CBR14 Bingo: “Star” – Astronomy used to calculate where a ship on the ocean is located and where it’s sailing to is an important driver of the story.
I’ve grown to quite like author Django Wexler’s work. But somehow I missed that he released an entire YA trilogy between two adult series. Book one, A Ship of Smoke and Steel, was picked up on the next trip to Mysterious Galaxy. Ted got to it first and devoured it in days. Then he was thrilled to learn that the whole series is already out. A follow up trip to the bookstore brought home books two and three.
Isoka and her younger sister, Tori, grew up in the squalid and crime ridden 16th Ward of Kahnzoka, in the Blessed Empire. Their world changed when Isoka’s Melos talent awakened. Melos grants her access to the combat well of sorcery giving her the ability to generate magical swords and an energy armor. There are nine wells of sorcery: Fire, Force, Combat, Perception, Speed, Shadows, Mind, Life (the forbidden well), and Spirits (the lost well). Isoka uses the Melos tools ruthlessly to rise through the ranks of the criminal underworld. By dirtying her hands as an enforcer, she is able to move Tori up to the 2nd Ward, a place of wealth, privilege, and safety.
The Blessed Empire keeps tight control over mage-bloods so the sisters guard Isoka’s secret. Secrets can’t be kept forever and Isoka is brought in by the Immortals (rogue mage-blood hunters) and given an impossible choice. Take over Soliton, a ghost ship out of legends, or her sister dies.
The Soliton is quite real, a mysterious and massive monstrosity of a ship that slowly circumnavigates the known world, and has been for hundreds of years. Every so often it makes port and expects tithes of mage-bloods to be given. Those collected never return. Failure to tithe results in complete obliteration of the port city.
Isoka is quickly bundled off and finds herself once again at the bottom of a cruel social structure. This one divided into hunting packs, leaders, bosses, and the Captain. To have any hope of taking control of the ship, Isoka will need to use her thug experience to maneuver and fight her way up the ranks. But first she’ll have to survive the horrors of Soliton itself. A ship infested with a variety of vicious monsters.

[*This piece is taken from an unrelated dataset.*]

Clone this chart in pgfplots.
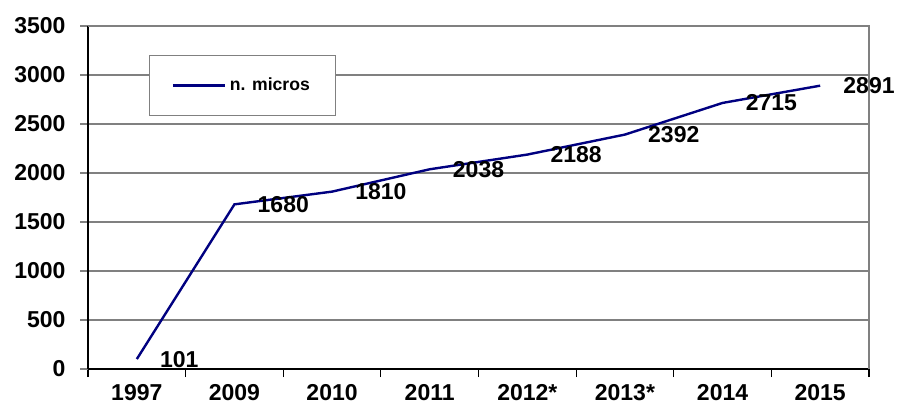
\documentclass[border=0pt]{standalone}
\usepackage{fontspec}
\setmainfont{Liberation Sans}
\usepackage{pgfplots}
\pgfplotsset{compat=1.18}
\definecolor{navyline}{RGB}{0,0,128}
\begin{document}
\begin{tikzpicture}
\useasboundingbox (-44pt,-21pt) rectangle (404.5pt,184.5pt);
\begin{axis}[
  at={(0,0)}, anchor=south west,
  scale only axis, width=390.5pt, height=171.5pt,
  xmin=-0.5, xmax=7.5, ymin=0, ymax=3500,
  axis lines=left, axis line style={-, black, line width=0.8pt},
  xtick={0,...,7},
  xticklabels={1997,2009,2010,2011,2012*,2013*,2014,2015},
  minor xtick={-0.5,0.5,...,7.5},
  ytick={0,500,...,3500},
  tick align=outside,
  major tick length=4pt, minor tick length=4pt,
  major x tick style={draw=none},
  minor x tick style={black, line width=0.6pt},
  y tick style={gray, line width=0.6pt},
  ymajorgrids, grid style={gray, line width=0.6pt},
  /pgf/number format/assume math mode=true,
  /pgf/number format/1000 sep={},
  tick label style={font=\fontsize{11.5}{13}\selectfont\bfseries},
  yticklabel style={xshift=-3.7pt},
  legend style={at={(0.0781,0.9155)}, anchor=north west, draw=gray, line width=0.6pt,
    inner xsep=11pt, inner ysep=9pt,
    font=\fontsize{8.8}{10}\selectfont\bfseries},
  legend cell align=left,
  legend image code/.code={\draw[#1, line width=1.2pt] (0pt,0pt) -- (26pt,0pt);},
  nodes near coords,
  every node near coord/.append style={anchor=west, xshift=7.7pt, text=black,
    font=\fontsize{11.5}{13}\selectfont\bfseries, /pgf/number format/assume math mode=true},
  clip=false,
]
\addplot[navyline, line width=1.2pt] coordinates {
 (0,101) (1,1680) (2,1810) (3,2038) (4,2188) (5,2392) (6,2715) (7,2891)
};
\addlegendentry{n. micros}
\draw[gray, line width=0.6pt] (rel axis cs:0,1) -- (rel axis cs:1,1) -- (rel axis cs:1,0);
\end{axis}
\end{tikzpicture}
\end{document}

When I asked Ted what he thought of A Ship of Smoke and Steel his response was that “It’s very Django Wexler-y”, and I agree. Isoka isn’t his first primary female protagonist, that’s some type of fighter, to fall in love with another female character who is more pacifist and incredibly smart. Beyond that main lesbian romance, he always includes other LGBTQ relationships, which I appreciate. Wexler does good worldbuilding. The magic systems and interactions with technology are interesting and combats are always exciting. This book holds up to those expectations I’ve come to develop from Wexler’s other works. I found A Ship of Smoke and Steel to be a fun, past paced read, and excellent much needed distraction.